There are countless other shots that remain firmly etched in the memory:  a medium close-up of Mother Bernle's hand on a train window before it departs carrying her sons away; a shot in which Johann dips some molten metal into a barrel of water, seemingly filmed from under the surface; and a simple yet devastating shot while silently comments on the destruction war brings, in which, directly after the armistice is announced, some returning veterans file into a church, visibly disabled: the blind, the ones who have lost limbs.  It's a static shot, filmed from afar, but oh so heartrending.  

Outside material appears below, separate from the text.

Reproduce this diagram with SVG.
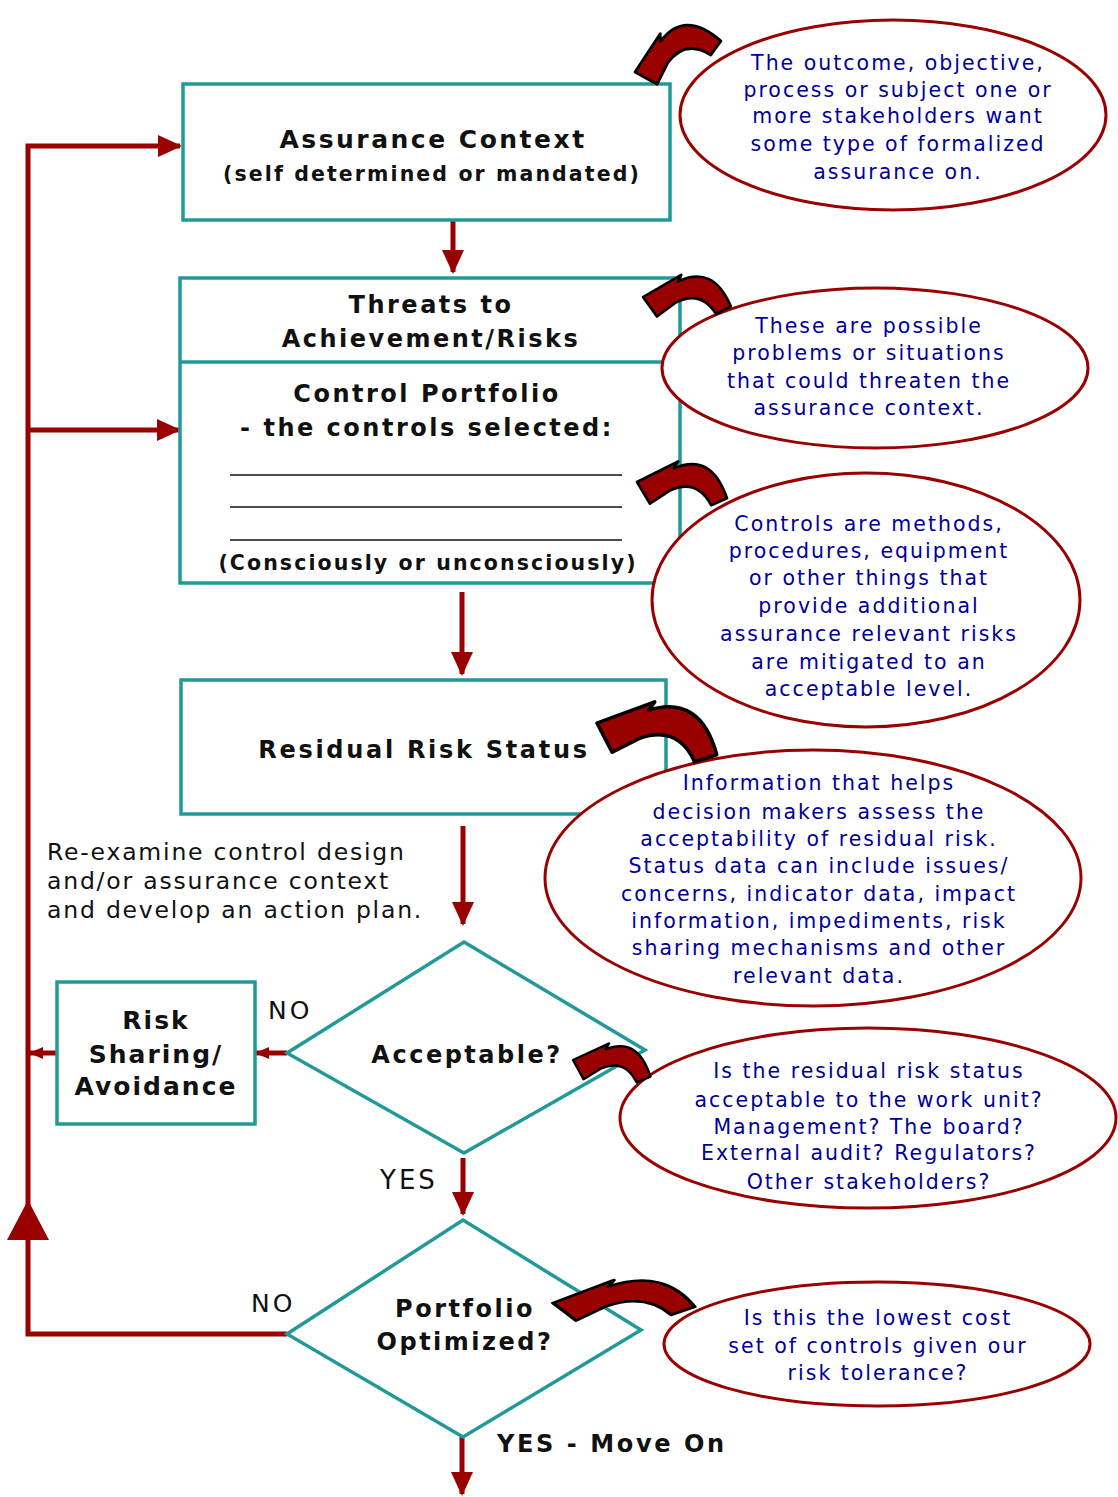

Unlike later in his career, here Ford experiments with the moving camera, as there are plenty of dollies and tracking shots, including a couple of "how did they ever do that" scenes filmed amongst a throng of people at the railway station.  This film feels alive in every way, something that wasn't always the case in late 1920s Hollywood cinema.

My one complaint would be about one scene set on the battlefield, in which two characters meet in a foxhole.  It's a moving scene, and filmed beautifully, but the situation in which it happens beggars belief.  It's the only false note the film hit for me.  The performances were solid, and even though the characters were pretty much stereotypes (the villain hacks at a cat with his sword, for goodness sake), and there's not much character development, this is not the type of film that screams for such a treatment.  

If you're looking for an old-fashioned wartime melodrama that tugs at your heartstrings, you would be hard pressed to find much better than Four Sons.

Nine sentimental siblings out of ten.